Di dalam tenda saya gelisah, teman-teman lain juga merasa cemas. Ke manakah gerangan dia? Padahal hanya tinggal beberapa langkah saja kami tiba di area perkemahan. Rute kembali yang kami lewati pun tidak terlampau sulit, walau gelap. Bahkan kami melewati jalan beraspal meski kanan kirinya adalah hutan jati. Tinggal mengikuti jalan beraspal, lalu pada tikungan di depan belok kiri menuju area perkemahan. Sepuluh menit berjalan juga akan sampai. Tapi kenapa ia tak bisa sampai ya?
Esok paginya ketika terbangun, saya kembali cemas karena ternyata ia belum ada di tenda kami. Lalu saya keluar tenda mencari informasi. Dari seorang kakak pembina, saya mendapat kabar baik bahwa ia sudah ditemukan dini hari tadi dan saat ini sedang beristirahat di tempat yang lebih nyaman. Kabar buruknya adalah, ia ditemukan dalam keadaan aneh, di atas pohon. Hah?!

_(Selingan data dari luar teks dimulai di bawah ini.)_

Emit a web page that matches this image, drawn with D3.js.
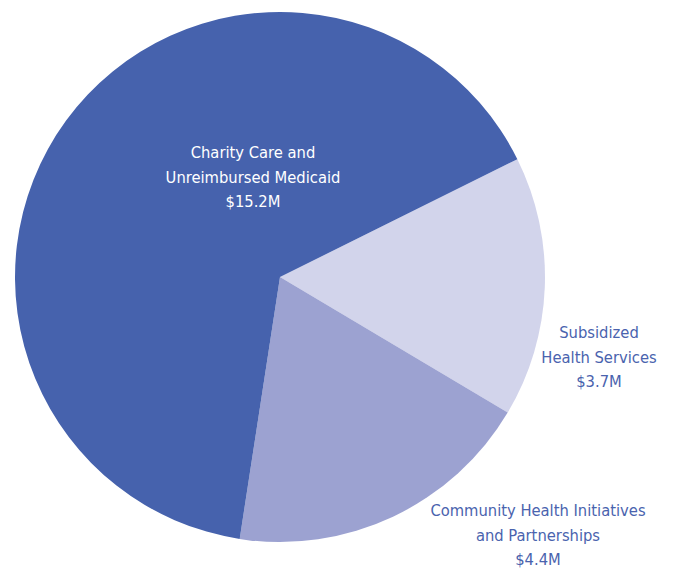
<!DOCTYPE html>
<html>
<head>
<meta charset="utf-8">
<script src="https://cdn.jsdelivr.net/npm/d3@7"></script>
<style>
  html, body { margin: 0; padding: 0; background: #fff; }
  svg { display: block; }
  .lbl { font-family: "Liberation Sans Narrow", "DejaVu Sans Condensed", "Roboto", sans-serif; font-size: 16.4px; }
</style>
</head>
<body>
<svg id="chart"></svg>
<script>
// Community benefit spending, millions of dollars
const categories = ['Subsidized Health Services', 'Community Health Initiatives and Partnerships', 'Charity Care and Unreimbursed Medicaid'];
const values = [3.7, 4.4, 15.2];
const labelLines = [
    ['Subsidized', 'Health Services'],
    ['Community Health Initiatives', 'and Partnerships'],
    ['Charity Care and', 'Unreimbursed Medicaid']
];
const valueLabels = ['$3.7M', '$4.4M', '$15.2M'];

const width = 673, height = 568;
const cx = 280, cy = 277, radius = 265;

const sliceColors = ['#d2d4eb', '#9ca2d1', '#4662ad'];
const textColors = ['#4a63ae', '#4a63ae', '#ffffff'];
// where each label block is centred (first baseline), relative to the pie centre
const labelPos = [[319, 61], [258, 239], [-27, -119]];

const svg = d3.select('#chart')
    .attr('width', width)
    .attr('height', height);

const g = svg.append('g')
    .attr('transform', `translate(${cx}, ${cy})`);

const data = categories.map((c, i) => ({ name: c, value: values[i], i: i }));

// first slice begins at about 63 degrees clockwise from 12 o'clock
const start = 63.6 * Math.PI / 180;
const pie = d3.pie()
    .sort(null)
    .value(d => d.value)
    .startAngle(start)
    .endAngle(start + 2 * Math.PI);

const arc = d3.arc()
    .innerRadius(0)
    .outerRadius(radius);

g.selectAll('path')
    .data(pie(data))
    .enter()
    .append('path')
    .attr('d', arc)
    .style('fill', d => sliceColors[d.data.i]);

// labels
data.forEach(d => {
    const lines = labelLines[d.i].concat([valueLabels[d.i]]);
    const t = g.append('text')
        .attr('class', 'lbl')
        .attr('text-anchor', 'middle')
        .style('fill', textColors[d.i]);
    lines.forEach((line, k) => {
        t.append('tspan')
            .attr('x', labelPos[d.i][0])
            .attr('y', labelPos[d.i][1] + k * 24.5)
            .text(line);
    });
});
</script>
</body>
</html>
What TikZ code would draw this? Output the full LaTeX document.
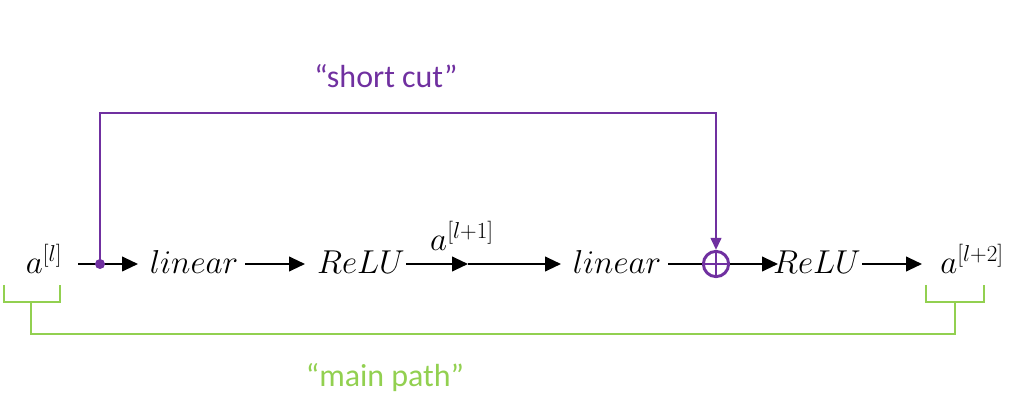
\documentclass[tikz,border=0pt]{standalone}
\usepackage{fontspec}
\setmainfont{Carlito}
\usetikzlibrary{arrows.meta}
\definecolor{scpurple}{HTML}{7030A0}
\definecolor{mpgreen}{HTML}{92D050}
\newcommand{\bigsupx}[1]{^{\mbox{\fontsize{19}{22}\selectfont$#1$}}}
\tikzset{
  px/.style={x=0.0264cm,y=-0.0264cm},
  mathlbl/.style={inner sep=0pt,font=\fontsize{25}{30}\selectfont},
  flow/.style={line width=1.5pt,-{Triangle[length=12pt,width=11pt]}},
  plainline/.style={line width=1.5pt},
  cutline/.style={line width=1.6pt,draw=scpurple},
  mainline/.style={line width=2.2pt,draw=mpgreen},
  caption/.style={font=\fontsize{24}{28}\selectfont}
}
\begin{document}
\begin{tikzpicture}[px]
\useasboundingbox (0,0) rectangle (1024,417);
% nodes
\node[mathlbl,anchor=base] (al) at (44,274) {$a\bigsupx{[l]}$};
\node[mathlbl,anchor=base] (lin1) at (194,274) {$linear$};
\node[mathlbl,anchor=base] (relu1) at (361,274) {$ReLU$};
\node[mathlbl,anchor=base] (lin2) at (617,274) {$linear$};
\node[mathlbl,anchor=base] (relu2) at (817,274) {$ReLU$};
\node[mathlbl,anchor=base] (al2) at (972,274) {$a\bigsupx{[l{+}2]}$};
\node[mathlbl,anchor=base] (al1) at (462,251) {$a\bigsupx{[l{+}1]}$};
\coordinate (dot) at (100,264);
\coordinate (s1) at (78,264);
\coordinate (e1) at (138,264);
\coordinate (s2) at (245,264);
\coordinate (e2) at (305,264);
\coordinate (s3) at (406,264);
\coordinate (m3) at (468,264);
\coordinate (e3) at (561,264);
\coordinate (s4) at (668,264);
\node[circle,draw=scpurple,line width=2.2pt,minimum size=19pt,inner sep=0pt] (plus) at (716,264) {};
\draw[scpurple,line width=2.2pt] (plus.north) -- (plus.south) (plus.west) -- (plus.east);
\coordinate (e5) at (778,264);
\coordinate (s6) at (862,264);
\coordinate (e6) at (922,264);
% main flow
\draw[flow] (s1) -- (e1);
\draw[flow] (s2) -- (e2);
\draw[flow] (s3) -- (m3);
\draw[flow] (m3) -- (e3);
\draw[plainline] (s4) -- (plus.west);
\draw[flow] (plus.east) -- (e5);
\draw[flow] (s6) -- (e6);
% short cut
\coordinate (c1) at (100,113);
\coordinate (c2) at (716,113);
\draw[cutline,-{Triangle[length=9pt,width=8pt]}] (dot) -- (c1) -- (c2) -- (plus.north);
\fill[scpurple] (dot) circle (5);
\node[caption,text=scpurple] (sclabel) at (386,76) {“short cut”};
% main path brackets
\coordinate (lb1) at (4,285);
\coordinate (lb2) at (4,302);
\coordinate (lb3) at (60,302);
\coordinate (lb4) at (60,285);
\coordinate (ls) at (31,302);
\coordinate (lsb) at (31,334);
\coordinate (rb1) at (926,285);
\coordinate (rb2) at (926,302);
\coordinate (rb3) at (984,302);
\coordinate (rb4) at (984,285);
\coordinate (rs) at (955,302);
\coordinate (rsb) at (955,334);
\draw[mainline] (lb1) -- (lb2) -- (lb3) -- (lb4);
\draw[mainline] (rb1) -- (rb2) -- (rb3) -- (rb4);
\draw[mainline] (ls) -- (lsb) -- (rsb) -- (rs);
\node[caption,text=mpgreen] (mplabel) at (385,378) {“main path”};
\end{tikzpicture}
\end{document}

Saya tak berani bertanya-tanya lagi karena kakak pembina seperti enggan bercerita banyak, lantas menyuruh kami membongkar tenda dan berkemas. Hari itu memang hari kami kembali ke rumah. Dalam perjalan pulang menggunakan bus, kami tak menyanyikan lagu riang "di sini senang di sana senang". Kami masih berduka dan prihatin, juga penasaran.